It takes many things to have success in electoral campaigns but it’s a cold truth that money is an important thing to have to run successful electoral campaigns. When you look at the stats you can easily see a correlation between the amount of money spent by a campaign and their end result. The fact is that while you can run a good campaign without deep financial pockets (Lord knows I’ve done that more than a few times in NDP campaigns I’ve been involved with), the truth is that the more money you have that you have at your disposal, the more options you have to get your candidate elected. Usually candidates who spend the limit in Canada do well, and better than those who can’t.

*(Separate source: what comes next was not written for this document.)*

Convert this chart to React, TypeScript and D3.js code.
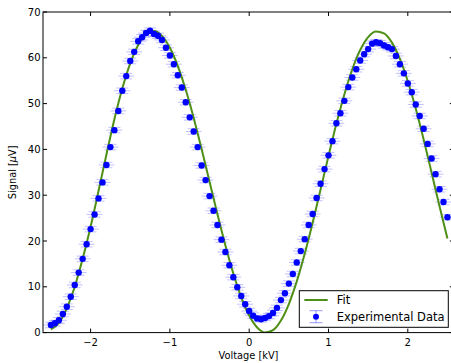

That’s one of the reasons why we tend to look at fundraising figures to see how the various parties are doing, who’s up, who’s down and what the trends are. But that conversation tends to focus solely on the national central party fundraising figures, which in Canada means that we tend to miss a big part of the fundraising story. While national parties fundraise, so do their local riding associations all across the country. Each of those 338 organizations have the ability to raise money too and have their own limits. So if you’re a donor you can give the limit twice basically; once to the party and another time towards riding associations.

Over the past decade fundraising in Canadian politics has been dominated by the Conservatives, both on the national and riding levels. This has given the Conservatives a big advantage and has allowed them to paper over regional weaknesses. While their central party has ruled the fundraising roost, their riding associations ran up huge fundraising numbers, far more money than any one riding could spend in a single campaign.

One of the biggest examples of this was former Conservative MP Jason Kenney’s Calgary riding, which raised over $460,000 in 2016 alone, enough to legally run four fully-funded local campaigns. But in their riding, they had the practice of sharing that money with others. In 2015 they divvyied up nearly $300,000 amongst more than 60 Conservative hopefuls in amounts ranging from $1,000 to $10,000, plus an additional $150,000 to the central party. That is a massive boost to a lot of people. All that money was raised outside of the national party limit and many other Conservative riding associations did the same.

All told, between their national fundraising advantage and this advantage at the riding level, this has long given the Conservatives a huge fundraising edge, one that the other parties have been trying to match. It was in that in mind that I took notice of a new story out from the Canadian Press on this topic, and it seems that someone has finally really started to close that local funding gap:

Credit where credit is due, the Liberals have managed to take a major bite out of that riding advantage, raising over $21 million, just three million shy of the Conservatives. This is a big development as it really increases the Liberals resources on the ground and allows them to potentially do the same thing the Conservatives have done for years; sharing resources from rich riding associations to those who need help. Considering where the Liberals were in 2014, where they only had $8 million at the riding level, this is a huge jump up going into this campaign.

This news also could help to re-enforce the narrative out there of a two-way race between the Liberals and Conservatives, as both the NDP and Greens are far behind both on this metric. The fact that the NDP didn’t have a riding association in the Top 100 in 2018 isn’t a good thing for sure.

But that’s not the big story here in my eyes; the big news is that another party has managed to seriously close that gap with the Conservatives. It’s been a long time coming but finally someone has managed it. This news by itself won’t decide this race but it will go a long way to help ensure that the Liberals have the resources to go toe-to-toe with Conservatives in a place where no one has for a generation; funding across the board. We’ll see what effect it has in October but this is notable and surely is something to pay attention to.